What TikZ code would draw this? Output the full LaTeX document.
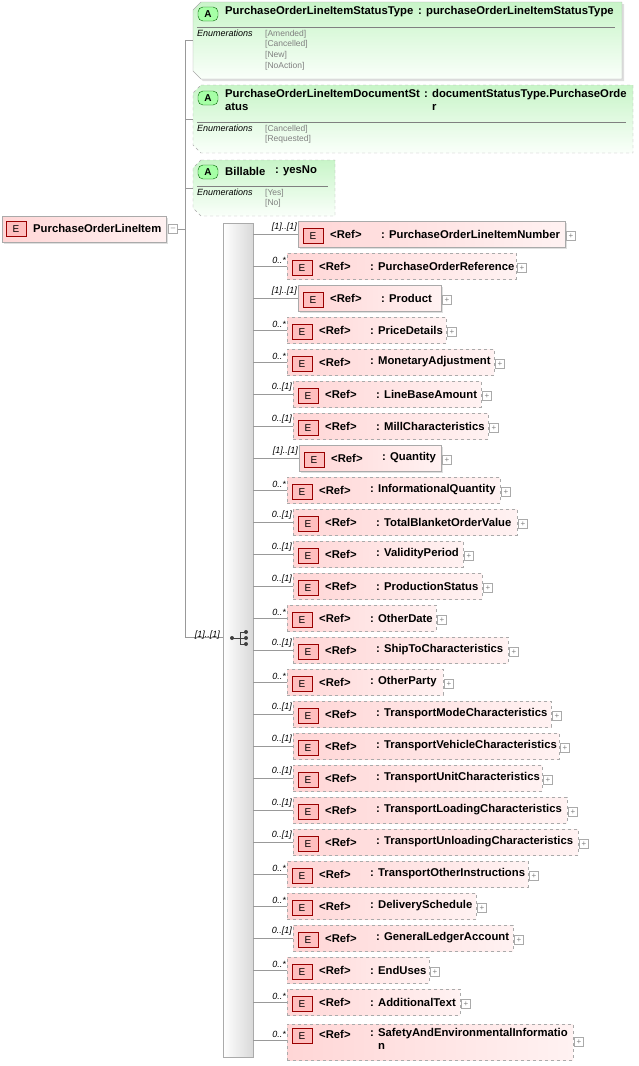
\documentclass[tikz,border=0pt]{standalone}
\usepackage{fontspec}
\setmainfont{Liberation Sans}
\usetikzlibrary{shadows}
\definecolor{pinkA}{RGB}{255,214,214}
\definecolor{pinkB}{RGB}{255,242,242}
\definecolor{greenA}{RGB}{200,245,200}
\definecolor{greenB}{RGB}{250,255,250}
\definecolor{edgeg}{RGB}{170,170,170}
\tikzset{
 rowbox/.style={draw=edgeg,left color=pinkA,right color=pinkB,minimum height=26pt,inner sep=0pt},
 solidrow/.style={rowbox,drop shadow={shadow xshift=2pt,shadow yshift=-2pt,fill=black!25}},
 dashrow/.style={rowbox,dashed},
 eicon/.style={draw=red!60!black,fill=red!25,minimum width=20pt,minimum height=15pt,inner sep=0pt,font=\fontsize{10}{10}\selectfont},
 plusbox/.style={draw=edgeg,fill=white,minimum size=9pt,inner sep=0pt,font=\fontsize{8}{8}\selectfont\color{gray}},
 txt/.style={inner sep=0pt,anchor=west,font=\fontsize{11.3}{13}\selectfont\bfseries},
 mult/.style={inner sep=0pt,anchor=south east,font=\fontsize{9}{10}\selectfont\itshape},
 enum/.style={inner sep=0pt,anchor=north west,align=left,font=\fontsize{8.5}{10.6}\selectfont\color{gray}},
 enuml/.style={inner sep=0pt,anchor=north west,font=\fontsize{9}{10}\selectfont\itshape},
 conn/.style={draw=gray!80,line width=0.6pt},
 aicon/.style={draw=green!40!black,fill=green!35,minimum width=20pt,minimum height=14pt,inner sep=0pt,rounded corners=5pt,font=\fontsize{10}{10}\selectfont\bfseries},
}
\begin{document}
\begin{tikzpicture}[x=1pt,y=-1pt]
\useasboundingbox (0,0) rectangle (638,1066);
% attribute boxes
\newcommand{\attrbox}[5]{%
 \draw[draw=edgeg,top color=greenA,bottom color=greenB,#5] (#1+8,#2) -- (#3,#2) -- (#3,#4) -- (#1+8,#4) -- (#1,#4-8) -- (#1,#2+8) -- cycle;}
\attrbox{193}{2}{622}{79}{drop shadow={shadow xshift=2pt,shadow yshift=-2pt,fill=black!25}}
\attrbox{193}{85}{633}{153}{dashed}
\attrbox{193}{160}{335}{216}{dashed}
\node[aicon] (a1i) at (208,14) {A};
\node[txt] (a1n) at (225,12) {PurchaseOrderLineItemStatusType};
\node[txt] (a1t) at (418,12) {: purchaseOrderLineItemStatusType};
\draw[gray] (197,27) -- (615,27);
\node[enuml] (a1e) at (197,30) {Enumerations};
\node[enum] (a1v) at (265,30) {{[Amended]}\\{}{[Cancelled]}\\{}{[New]}\\{}{[NoAction]}};
\node[aicon] (a2i) at (208,98) {A};
\node[txt,align=left,anchor=north west] (a2n) at (225,89) {PurchaseOrderLineItemDocumentSt\\atus};
\node[txt,align=left,anchor=north west] (a2t) at (424,89) {: documentStatusType.PurchaseOrde\\\phantom{: }r};
\draw[gray] (197,122) -- (626,122);
\node[enuml] (a2e) at (197,125) {Enumerations};
\node[enum] (a2v) at (265,125) {{[Cancelled]}\\{}{[Requested]}};
\node[aicon] (a3i) at (208,172) {A};
\node[txt] (a3n) at (225,171) {Billable};
\node[txt] (a3t) at (275,171) {: yesNo};
\draw[gray] (197,186) -- (328,186);
\node[enuml] (a3e) at (197,189) {Enumerations};
\node[enum] (a3v) at (265,189) {{[Yes]}\\{}{[No]}};
% main element
\node[solidrow,minimum width=164pt,minimum height=26pt] (main) at (84,229) {};
\node[eicon] (mi) at (16,229) {E};
\node[txt] (mn) at (33,228) {PurchaseOrderLineItem};
\node[plusbox] (mm) at (173,229) {--};
\coordinate (j) at (185,229);
\draw[conn] (mm.east) -- (j);
\draw[conn] (185,40) -- (185,637);
\draw[conn] (185,40) -- (193,40);
\draw[conn] (185,119) -- (193,119);
\draw[conn] (185,188) -- (193,188);
% sequence bar
\node[draw=edgeg,left color=white,right color=gray!30,minimum width=30pt,minimum height=834pt,inner sep=0pt] (bar) at (238,640) {};
\draw[conn] (185,637) -- (bar.west |- 0,637);
\node[mult] (bm) at (220,640) {[1]..[1]};
% sequence icon
\draw[black!75,line width=0.9pt] (232,638) -- (240,638) (240,632) -- (240,644) (240,632) -- (246,632) (240,638) -- (246,638) (240,644) -- (246,644);
\fill[black!75] (232,638) circle (2) (246,632) circle (2) (246,638) circle (2) (246,644) circle (2);
% rows
\foreach \i/\nm/\mu/\l/\r/\st in {
1/PurchaseOrderLineItemNumber/{[1]..[1]}/298/565/solidrow,
2/PurchaseOrderReference/{0..*}/287/516/dashrow,
3/Product/{[1]..[1]}/298/441/solidrow,
4/PriceDetails/{0..*}/287/446/dashrow,
5/MonetaryAdjustment/{0..*}/287/494/dashrow,
6/LineBaseAmount/{0..[1]}/293/481/dashrow,
7/MillCharacteristics/{0..[1]}/293/488/dashrow,
8/Quantity/{[1]..[1]}/299/441/solidrow,
9/InformationalQuantity/{0..*}/287/500/dashrow,
10/TotalBlanketOrderValue/{0..[1]}/293/517/dashrow,
11/ValidityPeriod/{0..[1]}/293/463/dashrow,
12/ProductionStatus/{0..[1]}/293/482/dashrow,
13/OtherDate/{0..*}/287/436/dashrow,
14/ShipToCharacteristics/{0..[1]}/293/508/dashrow,
15/OtherParty/{0..*}/287/443/dashrow,
16/TransportModeCharacteristics/{0..[1]}/293/551/dashrow,
17/TransportVehicleCharacteristics/{0..[1]}/293/559/dashrow,
18/TransportUnitCharacteristics/{0..[1]}/293/542/dashrow,
19/TransportLoadingCharacteristics/{0..[1]}/293/567/dashrow,
20/TransportUnloadingCharacteristics/{0..[1]}/293/578/dashrow,
21/TransportOtherInstructions/{0..*}/287/528/dashrow,
22/DeliverySchedule/{0..*}/287/476/dashrow,
23/GeneralLedgerAccount/{0..[1]}/293/513/dashrow,
24/EndUses/{0..*}/287/429/dashrow,
25/AdditionalText/{0..*}/287/460/dashrow}{
 \pgfmathsetmacro{\yy}{234+32*(\i-1)}
 \node[\st,minimum width={(\r-\l)*1pt}] (r\i) at ({(\l+\r)/2},\yy) {};
 \node[eicon] (e\i) at (\l+15,\yy+2) {E};
 \node[txt] (f\i) at (\l+32,\yy) {<Ref>};
 \node[txt] (n\i) at (\l+83,\yy) {: \nm};
 \node[plusbox] (p\i) at (\r+6,\yy+2) {+};
 \draw[conn] (bar.east |- r\i.west) -- (r\i.west);
 \node[mult] (m\i) at (\l-1,\yy-2) {\mu};
}
\node[dashrow,minimum width=286pt,minimum height=36pt] (r26) at (430,1042) {};
\node[eicon] (e26) at (302,1036) {E};
\node[txt] (f26) at (319,1034) {<Ref>};
\node[txt,align=left,anchor=north west] (n26) at (370,1028) {: SafetyAndEnvironmentalInformatio\\\phantom{: }n};
\node[plusbox] (p26) at (579,1042) {+};
\draw[conn] (bar.east |- 0,1040) -- (r26.west |- 0,1040);
\node[mult] (m26) at (286,1038) {0..*};
\end{tikzpicture}
\end{document}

────

The request: Transcribe the whole listing exactly. Pictures are excluded.

Answer in full:
What TikZ code would draw this? Output the full LaTeX document.
\documentclass[tikz,border=0pt]{standalone}
\usepackage{fontspec}
\setmainfont{Liberation Sans}
\usetikzlibrary{shadows}
\definecolor{pinkA}{RGB}{255,214,214}
\definecolor{pinkB}{RGB}{255,242,242}
\definecolor{greenA}{RGB}{200,245,200}
\definecolor{greenB}{RGB}{250,255,250}
\definecolor{edgeg}{RGB}{170,170,170}
\tikzset{
 rowbox/.style={draw=edgeg,left color=pinkA,right color=pinkB,minimum height=26pt,inner sep=0pt},
 solidrow/.style={rowbox,drop shadow={shadow xshift=2pt,shadow yshift=-2pt,fill=black!25}},
 dashrow/.style={rowbox,dashed},
 eicon/.style={draw=red!60!black,fill=red!25,minimum width=20pt,minimum height=15pt,inner sep=0pt,font=\fontsize{10}{10}\selectfont},
 plusbox/.style={draw=edgeg,fill=white,minimum size=9pt,inner sep=0pt,font=\fontsize{8}{8}\selectfont\color{gray}},
 txt/.style={inner sep=0pt,anchor=west,font=\fontsize{11.3}{13}\selectfont\bfseries},
 mult/.style={inner sep=0pt,anchor=south east,font=\fontsize{9}{10}\selectfont\itshape},
 enum/.style={inner sep=0pt,anchor=north west,align=left,font=\fontsize{8.5}{10.6}\selectfont\color{gray}},
 enuml/.style={inner sep=0pt,anchor=north west,font=\fontsize{9}{10}\selectfont\itshape},
 conn/.style={draw=gray!80,line width=0.6pt},
 aicon/.style={draw=green!40!black,fill=green!35,minimum width=20pt,minimum height=14pt,inner sep=0pt,rounded corners=5pt,font=\fontsize{10}{10}\selectfont\bfseries},
}
\begin{document}
\begin{tikzpicture}[x=1pt,y=-1pt]
\useasboundingbox (0,0) rectangle (638,1066);
% attribute boxes
\newcommand{\attrbox}[5]{%
 \draw[draw=edgeg,top color=greenA,bottom color=greenB,#5] (#1+8,#2) -- (#3,#2) -- (#3,#4) -- (#1+8,#4) -- (#1,#4-8) -- (#1,#2+8) -- cycle;}
\attrbox{193}{2}{622}{79}{drop shadow={shadow xshift=2pt,shadow yshift=-2pt,fill=black!25}}
\attrbox{193}{85}{633}{153}{dashed}
\attrbox{193}{160}{335}{216}{dashed}
\node[aicon] (a1i) at (208,14) {A};
\node[txt] (a1n) at (225,12) {PurchaseOrderLineItemStatusType};
\node[txt] (a1t) at (418,12) {: purchaseOrderLineItemStatusType};
\draw[gray] (197,27) -- (615,27);
\node[enuml] (a1e) at (197,30) {Enumerations};
\node[enum] (a1v) at (265,30) {{[Amended]}\\{}{[Cancelled]}\\{}{[New]}\\{}{[NoAction]}};
\node[aicon] (a2i) at (208,98) {A};
\node[txt,align=left,anchor=north west] (a2n) at (225,89) {PurchaseOrderLineItemDocumentSt\\atus};
\node[txt,align=left,anchor=north west] (a2t) at (424,89) {: documentStatusType.PurchaseOrde\\\phantom{: }r};
\draw[gray] (197,122) -- (626,122);
\node[enuml] (a2e) at (197,125) {Enumerations};
\node[enum] (a2v) at (265,125) {{[Cancelled]}\\{}{[Requested]}};
\node[aicon] (a3i) at (208,172) {A};
\node[txt] (a3n) at (225,171) {Billable};
\node[txt] (a3t) at (275,171) {: yesNo};
\draw[gray] (197,186) -- (328,186);
\node[enuml] (a3e) at (197,189) {Enumerations};
\node[enum] (a3v) at (265,189) {{[Yes]}\\{}{[No]}};
% main element
\node[solidrow,minimum width=164pt,minimum height=26pt] (main) at (84,229) {};
\node[eicon] (mi) at (16,229) {E};
\node[txt] (mn) at (33,228) {PurchaseOrderLineItem};
\node[plusbox] (mm) at (173,229) {--};
\coordinate (j) at (185,229);
\draw[conn] (mm.east) -- (j);
\draw[conn] (185,40) -- (185,637);
\draw[conn] (185,40) -- (193,40);
\draw[conn] (185,119) -- (193,119);
\draw[conn] (185,188) -- (193,188);
% sequence bar
\node[draw=edgeg,left color=white,right color=gray!30,minimum width=30pt,minimum height=834pt,inner sep=0pt] (bar) at (238,640) {};
\draw[conn] (185,637) -- (bar.west |- 0,637);
\node[mult] (bm) at (220,640) {[1]..[1]};
% sequence icon
\draw[black!75,line width=0.9pt] (232,638) -- (240,638) (240,632) -- (240,644) (240,632) -- (246,632) (240,638) -- (246,638) (240,644) -- (246,644);
\fill[black!75] (232,638) circle (2) (246,632) circle (2) (246,638) circle (2) (246,644) circle (2);
% rows
\foreach \i/\nm/\mu/\l/\r/\st in {
1/PurchaseOrderLineItemNumber/{[1]..[1]}/298/565/solidrow,
2/PurchaseOrderReference/{0..*}/287/516/dashrow,
3/Product/{[1]..[1]}/298/441/solidrow,
4/PriceDetails/{0..*}/287/446/dashrow,
5/MonetaryAdjustment/{0..*}/287/494/dashrow,
6/LineBaseAmount/{0..[1]}/293/481/dashrow,
7/MillCharacteristics/{0..[1]}/293/488/dashrow,
8/Quantity/{[1]..[1]}/299/441/solidrow,
9/InformationalQuantity/{0..*}/287/500/dashrow,
10/TotalBlanketOrderValue/{0..[1]}/293/517/dashrow,
11/ValidityPeriod/{0..[1]}/293/463/dashrow,
12/ProductionStatus/{0..[1]}/293/482/dashrow,
13/OtherDate/{0..*}/287/436/dashrow,
14/ShipToCharacteristics/{0..[1]}/293/508/dashrow,
15/OtherParty/{0..*}/287/443/dashrow,
16/TransportModeCharacteristics/{0..[1]}/293/551/dashrow,
17/TransportVehicleCharacteristics/{0..[1]}/293/559/dashrow,
18/TransportUnitCharacteristics/{0..[1]}/293/542/dashrow,
19/TransportLoadingCharacteristics/{0..[1]}/293/567/dashrow,
20/TransportUnloadingCharacteristics/{0..[1]}/293/578/dashrow,
21/TransportOtherInstructions/{0..*}/287/528/dashrow,
22/DeliverySchedule/{0..*}/287/476/dashrow,
23/GeneralLedgerAccount/{0..[1]}/293/513/dashrow,
24/EndUses/{0..*}/287/429/dashrow,
25/AdditionalText/{0..*}/287/460/dashrow}{
 \pgfmathsetmacro{\yy}{234+32*(\i-1)}
 \node[\st,minimum width={(\r-\l)*1pt}] (r\i) at ({(\l+\r)/2},\yy) {};
 \node[eicon] (e\i) at (\l+15,\yy+2) {E};
 \node[txt] (f\i) at (\l+32,\yy) {<Ref>};
 \node[txt] (n\i) at (\l+83,\yy) {: \nm};
 \node[plusbox] (p\i) at (\r+6,\yy+2) {+};
 \draw[conn] (bar.east |- r\i.west) -- (r\i.west);
 \node[mult] (m\i) at (\l-1,\yy-2) {\mu};
}
\node[dashrow,minimum width=286pt,minimum height=36pt] (r26) at (430,1042) {};
\node[eicon] (e26) at (302,1036) {E};
\node[txt] (f26) at (319,1034) {<Ref>};
\node[txt,align=left,anchor=north west] (n26) at (370,1028) {: SafetyAndEnvironmentalInformatio\\\phantom{: }n};
\node[plusbox] (p26) at (579,1042) {+};
\draw[conn] (bar.east |- 0,1040) -- (r26.west |- 0,1040);
\node[mult] (m26) at (286,1038) {0..*};
\end{tikzpicture}
\end{document}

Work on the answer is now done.